Let’s Talk About: Storybooks – Face-blindness vs. Bullies

And now that I’m back in St. John’s, I’m resuming the talk about storybooks! Specifically, this post is to look at the issue of face-blindness and bullying.

While I was in the CAPP meeting a week and a half ago, I brought this topic up over lunch, and got some great suggestions for how people who are face-blind can deal with “recognizing/identifying” bullies. I’m going to list them here. If anyone has other possibilities, ideas, suggestions, solutions, please let me know – I’d really like these Spectrum Storybooks to be as comprehensive as possible.

Suggestions given:

  • Look at their shoes. People don’t often change what shoes they wear, so you should be able to identify their shoes even days after whatever incident occurred. Issue: Sometimes more than one person has the same type and colour of shoes.
  • Look at their clothes. This is useful for dealing with incidents the day of, not so useful for if it’s another day. But it’s rare to have two people wearing the exact same clothes on the same day.
  • Look at their gait/manner of walking. People tend to have distinctive gaits.
  • Sound of their voices. Sometimes, particularly if you have hearing that can distinguish minor differences, everyone’s voice sounds different. This can help any day. Also see synaesthesia (below).
  • Scent. People have different scents. This is maybe not something to expand on for adults who might not be able to recognize your ability to separate out/identify/distinguish scents, but can be useful for primary identification. Also see synesthesia (below).
  • Synaesthesia. As far as I’m aware, I’m not a synaesthete, but at least one of the people at the CAPP meeting with me was, and she was one of the ones giving me suggestions. She mentioned that at least sometimes for a synaesthete, individual people can be distinguished by the combination of senses that make up your synaesthesia. For instance, if different scents or different voices are different colours or music or [insert appropriate synaesthete sense here] for you, that may make it easier to distinguish individuals.

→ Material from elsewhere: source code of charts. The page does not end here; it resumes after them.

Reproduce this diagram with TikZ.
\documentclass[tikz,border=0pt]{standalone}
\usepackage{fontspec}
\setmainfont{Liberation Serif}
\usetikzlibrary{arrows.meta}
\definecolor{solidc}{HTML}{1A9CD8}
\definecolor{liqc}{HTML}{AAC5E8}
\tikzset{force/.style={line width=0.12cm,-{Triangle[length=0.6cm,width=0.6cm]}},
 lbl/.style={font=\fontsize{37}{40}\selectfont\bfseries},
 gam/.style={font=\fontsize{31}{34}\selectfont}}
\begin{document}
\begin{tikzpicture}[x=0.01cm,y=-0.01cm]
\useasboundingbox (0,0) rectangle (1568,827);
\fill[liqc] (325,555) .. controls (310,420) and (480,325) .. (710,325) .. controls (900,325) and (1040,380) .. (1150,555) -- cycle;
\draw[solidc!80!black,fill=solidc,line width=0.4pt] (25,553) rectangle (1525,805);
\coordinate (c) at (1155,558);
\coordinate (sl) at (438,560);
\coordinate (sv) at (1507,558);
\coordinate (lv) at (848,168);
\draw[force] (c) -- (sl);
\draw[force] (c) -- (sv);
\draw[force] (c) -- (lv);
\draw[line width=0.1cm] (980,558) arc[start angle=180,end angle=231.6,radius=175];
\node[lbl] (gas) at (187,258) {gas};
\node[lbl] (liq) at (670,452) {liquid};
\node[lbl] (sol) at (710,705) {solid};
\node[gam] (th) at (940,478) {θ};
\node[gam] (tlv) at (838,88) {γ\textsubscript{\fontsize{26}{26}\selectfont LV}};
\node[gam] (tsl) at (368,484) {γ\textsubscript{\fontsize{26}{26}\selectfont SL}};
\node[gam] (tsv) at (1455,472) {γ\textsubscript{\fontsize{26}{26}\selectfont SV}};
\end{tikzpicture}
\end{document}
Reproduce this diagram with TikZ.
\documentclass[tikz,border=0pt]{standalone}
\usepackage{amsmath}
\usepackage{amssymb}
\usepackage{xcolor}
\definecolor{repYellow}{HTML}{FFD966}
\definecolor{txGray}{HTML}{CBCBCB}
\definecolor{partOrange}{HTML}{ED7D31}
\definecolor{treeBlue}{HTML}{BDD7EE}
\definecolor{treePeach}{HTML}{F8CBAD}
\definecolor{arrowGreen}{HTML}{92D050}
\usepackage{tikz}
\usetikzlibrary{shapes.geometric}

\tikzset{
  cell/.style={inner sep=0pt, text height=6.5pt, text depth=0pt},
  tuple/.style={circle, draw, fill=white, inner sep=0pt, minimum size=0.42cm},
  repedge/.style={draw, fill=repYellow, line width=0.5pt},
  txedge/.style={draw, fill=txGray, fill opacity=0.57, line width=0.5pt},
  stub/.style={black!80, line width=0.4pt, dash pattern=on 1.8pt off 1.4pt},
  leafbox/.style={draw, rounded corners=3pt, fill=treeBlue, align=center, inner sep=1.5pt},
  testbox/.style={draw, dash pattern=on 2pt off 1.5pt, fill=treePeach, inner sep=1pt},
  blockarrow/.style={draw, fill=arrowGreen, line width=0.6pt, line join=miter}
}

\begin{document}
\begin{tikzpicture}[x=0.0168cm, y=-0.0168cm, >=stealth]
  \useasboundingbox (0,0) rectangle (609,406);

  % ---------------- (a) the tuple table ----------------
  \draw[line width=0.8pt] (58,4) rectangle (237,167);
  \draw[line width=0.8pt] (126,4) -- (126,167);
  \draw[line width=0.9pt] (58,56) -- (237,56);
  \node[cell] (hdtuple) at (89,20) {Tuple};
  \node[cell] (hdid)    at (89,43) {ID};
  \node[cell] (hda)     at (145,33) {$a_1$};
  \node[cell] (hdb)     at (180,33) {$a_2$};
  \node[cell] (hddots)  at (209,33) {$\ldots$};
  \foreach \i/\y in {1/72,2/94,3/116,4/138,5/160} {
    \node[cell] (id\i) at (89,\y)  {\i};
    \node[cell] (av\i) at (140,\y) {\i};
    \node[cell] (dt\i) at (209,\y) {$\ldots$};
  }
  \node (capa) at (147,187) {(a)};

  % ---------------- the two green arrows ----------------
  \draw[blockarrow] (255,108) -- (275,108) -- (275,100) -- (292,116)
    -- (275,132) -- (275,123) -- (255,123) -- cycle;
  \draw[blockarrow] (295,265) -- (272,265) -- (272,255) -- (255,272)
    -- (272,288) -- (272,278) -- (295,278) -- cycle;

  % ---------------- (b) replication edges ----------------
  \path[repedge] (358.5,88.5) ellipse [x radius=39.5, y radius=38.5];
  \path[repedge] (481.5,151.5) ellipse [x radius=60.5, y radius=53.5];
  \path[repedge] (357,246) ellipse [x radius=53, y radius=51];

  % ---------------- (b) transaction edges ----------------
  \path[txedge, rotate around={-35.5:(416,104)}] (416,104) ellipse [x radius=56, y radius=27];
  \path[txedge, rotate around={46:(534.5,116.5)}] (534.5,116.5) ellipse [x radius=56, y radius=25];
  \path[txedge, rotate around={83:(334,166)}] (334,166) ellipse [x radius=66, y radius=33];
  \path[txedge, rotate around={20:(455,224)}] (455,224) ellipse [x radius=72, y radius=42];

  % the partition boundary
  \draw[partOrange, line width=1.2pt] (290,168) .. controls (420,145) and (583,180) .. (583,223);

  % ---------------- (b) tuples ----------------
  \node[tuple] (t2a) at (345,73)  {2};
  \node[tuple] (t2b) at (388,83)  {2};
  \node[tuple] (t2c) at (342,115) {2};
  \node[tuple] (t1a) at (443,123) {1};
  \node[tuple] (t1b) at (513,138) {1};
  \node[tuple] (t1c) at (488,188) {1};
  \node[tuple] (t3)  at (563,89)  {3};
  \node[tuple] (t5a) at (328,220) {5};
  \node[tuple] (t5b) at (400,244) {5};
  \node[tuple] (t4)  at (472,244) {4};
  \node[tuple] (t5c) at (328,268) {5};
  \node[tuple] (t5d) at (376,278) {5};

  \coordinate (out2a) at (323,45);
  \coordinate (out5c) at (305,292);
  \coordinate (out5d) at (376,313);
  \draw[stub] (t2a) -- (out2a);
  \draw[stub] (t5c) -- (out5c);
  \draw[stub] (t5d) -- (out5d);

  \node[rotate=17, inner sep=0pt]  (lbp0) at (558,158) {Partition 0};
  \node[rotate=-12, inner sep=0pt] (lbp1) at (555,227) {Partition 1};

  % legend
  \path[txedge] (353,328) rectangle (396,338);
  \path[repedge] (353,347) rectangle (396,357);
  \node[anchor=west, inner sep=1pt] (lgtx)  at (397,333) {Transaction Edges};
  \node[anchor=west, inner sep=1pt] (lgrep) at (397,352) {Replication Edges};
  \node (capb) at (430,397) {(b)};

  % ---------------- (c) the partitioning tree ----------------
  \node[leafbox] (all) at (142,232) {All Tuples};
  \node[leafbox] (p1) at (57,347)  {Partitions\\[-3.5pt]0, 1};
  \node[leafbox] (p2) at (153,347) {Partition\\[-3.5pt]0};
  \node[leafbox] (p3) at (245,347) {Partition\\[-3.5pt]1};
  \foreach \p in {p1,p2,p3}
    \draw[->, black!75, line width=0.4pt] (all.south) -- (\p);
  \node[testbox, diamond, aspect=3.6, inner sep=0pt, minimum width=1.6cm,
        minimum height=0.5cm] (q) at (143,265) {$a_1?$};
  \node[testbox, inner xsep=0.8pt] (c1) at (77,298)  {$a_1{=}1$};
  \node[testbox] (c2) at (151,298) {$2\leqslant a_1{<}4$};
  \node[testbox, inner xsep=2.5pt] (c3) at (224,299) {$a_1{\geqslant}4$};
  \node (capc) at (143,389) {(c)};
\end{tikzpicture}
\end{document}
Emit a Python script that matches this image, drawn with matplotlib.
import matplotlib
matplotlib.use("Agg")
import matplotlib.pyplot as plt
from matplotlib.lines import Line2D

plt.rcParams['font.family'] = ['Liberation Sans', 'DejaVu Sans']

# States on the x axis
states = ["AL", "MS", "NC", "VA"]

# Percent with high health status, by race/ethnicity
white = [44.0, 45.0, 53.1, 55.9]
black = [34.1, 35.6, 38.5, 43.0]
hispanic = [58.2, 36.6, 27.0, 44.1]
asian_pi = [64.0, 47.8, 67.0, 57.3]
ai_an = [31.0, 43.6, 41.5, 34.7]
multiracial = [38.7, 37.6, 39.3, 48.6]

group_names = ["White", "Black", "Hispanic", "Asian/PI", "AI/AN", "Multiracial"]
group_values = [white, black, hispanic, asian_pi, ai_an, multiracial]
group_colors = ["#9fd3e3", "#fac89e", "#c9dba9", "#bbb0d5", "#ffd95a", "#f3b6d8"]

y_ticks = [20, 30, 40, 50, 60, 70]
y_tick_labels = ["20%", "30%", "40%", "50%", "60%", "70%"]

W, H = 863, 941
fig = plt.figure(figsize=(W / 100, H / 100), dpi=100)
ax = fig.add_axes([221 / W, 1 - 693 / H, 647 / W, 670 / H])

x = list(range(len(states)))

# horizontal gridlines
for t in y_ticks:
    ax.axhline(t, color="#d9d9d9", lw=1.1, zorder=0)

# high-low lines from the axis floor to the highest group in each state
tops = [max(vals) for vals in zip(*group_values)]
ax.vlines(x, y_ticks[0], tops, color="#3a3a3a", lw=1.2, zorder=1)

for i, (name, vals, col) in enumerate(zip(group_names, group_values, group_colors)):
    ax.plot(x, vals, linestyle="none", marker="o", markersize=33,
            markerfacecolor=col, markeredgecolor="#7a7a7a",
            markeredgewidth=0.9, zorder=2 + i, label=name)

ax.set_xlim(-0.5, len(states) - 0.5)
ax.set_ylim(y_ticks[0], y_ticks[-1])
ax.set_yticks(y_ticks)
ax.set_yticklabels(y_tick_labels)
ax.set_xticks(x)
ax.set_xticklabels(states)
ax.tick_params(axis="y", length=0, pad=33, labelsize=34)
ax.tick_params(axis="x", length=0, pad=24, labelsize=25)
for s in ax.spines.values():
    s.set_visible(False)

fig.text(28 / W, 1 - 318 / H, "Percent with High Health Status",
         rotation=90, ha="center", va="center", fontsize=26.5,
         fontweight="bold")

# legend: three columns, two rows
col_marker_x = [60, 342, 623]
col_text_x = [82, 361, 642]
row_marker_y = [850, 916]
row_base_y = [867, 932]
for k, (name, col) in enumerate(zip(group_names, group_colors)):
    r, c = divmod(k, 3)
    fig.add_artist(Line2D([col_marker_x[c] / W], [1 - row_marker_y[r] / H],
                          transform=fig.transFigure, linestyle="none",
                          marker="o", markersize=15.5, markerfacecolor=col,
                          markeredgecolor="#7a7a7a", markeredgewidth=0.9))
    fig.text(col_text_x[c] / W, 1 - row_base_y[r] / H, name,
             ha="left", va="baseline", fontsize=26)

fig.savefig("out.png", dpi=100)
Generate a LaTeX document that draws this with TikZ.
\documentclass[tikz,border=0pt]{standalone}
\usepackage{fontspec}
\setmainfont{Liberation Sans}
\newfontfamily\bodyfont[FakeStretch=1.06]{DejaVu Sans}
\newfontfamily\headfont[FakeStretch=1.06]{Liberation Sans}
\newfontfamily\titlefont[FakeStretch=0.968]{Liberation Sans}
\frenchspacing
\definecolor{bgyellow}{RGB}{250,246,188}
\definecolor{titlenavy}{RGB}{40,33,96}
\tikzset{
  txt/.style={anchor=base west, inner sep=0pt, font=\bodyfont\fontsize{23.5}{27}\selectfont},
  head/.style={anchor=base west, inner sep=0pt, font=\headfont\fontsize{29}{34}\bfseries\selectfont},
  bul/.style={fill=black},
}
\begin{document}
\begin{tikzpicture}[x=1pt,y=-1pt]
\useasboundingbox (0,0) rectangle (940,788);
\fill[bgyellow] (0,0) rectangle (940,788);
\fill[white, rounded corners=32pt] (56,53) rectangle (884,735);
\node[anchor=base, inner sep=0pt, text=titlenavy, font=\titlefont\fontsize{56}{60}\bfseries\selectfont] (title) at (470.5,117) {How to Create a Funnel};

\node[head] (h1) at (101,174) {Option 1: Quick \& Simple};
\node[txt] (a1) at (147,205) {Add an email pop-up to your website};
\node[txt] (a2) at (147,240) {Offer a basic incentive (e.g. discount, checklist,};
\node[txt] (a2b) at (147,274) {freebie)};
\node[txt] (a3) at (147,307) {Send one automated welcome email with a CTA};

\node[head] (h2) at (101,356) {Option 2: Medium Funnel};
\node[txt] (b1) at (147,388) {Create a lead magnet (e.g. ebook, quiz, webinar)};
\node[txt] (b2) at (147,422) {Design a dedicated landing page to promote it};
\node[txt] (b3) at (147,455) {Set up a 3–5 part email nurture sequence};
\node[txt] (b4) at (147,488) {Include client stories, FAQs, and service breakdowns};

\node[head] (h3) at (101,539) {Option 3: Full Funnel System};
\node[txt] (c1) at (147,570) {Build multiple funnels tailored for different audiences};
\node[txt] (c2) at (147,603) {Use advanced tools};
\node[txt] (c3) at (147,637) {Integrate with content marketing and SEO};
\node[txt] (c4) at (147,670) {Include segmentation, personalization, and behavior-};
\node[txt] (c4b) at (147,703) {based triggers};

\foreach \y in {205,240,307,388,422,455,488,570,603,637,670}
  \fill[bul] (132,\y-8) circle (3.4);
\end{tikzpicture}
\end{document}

How do those suggestions sound to you? Are there any others you can think of? Any suggestions on how to word the synaesthesia element for ages 5-12? (Two different age ranges within that.) All comments/thoughts/suggestions welcome (as mentioned above). And again, if you’d prefer a private (not blog comment) reply, feel free to use the comment form in Storybooks Post #1.

Thanks!

🙂 tagÂûght

2 thoughts on “Let’s Talk About: Storybooks – Face-blindness vs. Bullies

  1. crossovercreativechaos

    Whoof. All of this would have been helpful when I was younger. Most of what I got as a kid was “well, who hit you?” without any advice on how to identify a person.
    Shoes and clothes, definitely, would have been a big help. When people swirl through your perceptions as a mass of disconnected pieces, the simple information that you should try to focus on one identifying factor would have narrowed an impossible task down to something possibly doable.
    Think about it. Identify a person? Everyone expects you to ID the gestalt of features, voice, etc. And that’s just too much information to process. It’s – well, it’s combinatorial math.

    Suppose you have twenty classmates. If you’re processing everything in pieces, then that means you see 20 different pairs of eyes, 20 different hair colors, voices, noses, mannerisms…. that’s 20 to the 5th power possible combinations, right there. Brain overload. Whiteout. Pick one person out of that? Pardon me while I laugh hysterically.

    Identify the 20 different pairs of shoes in your class. This is doable.

    Reply
    1. tagAught

      I’m quite glad you think it seems doable. That’s exactly what I’m looking for!

      And yes, excellent point about the narrowing down to one thing to identify them. Yay!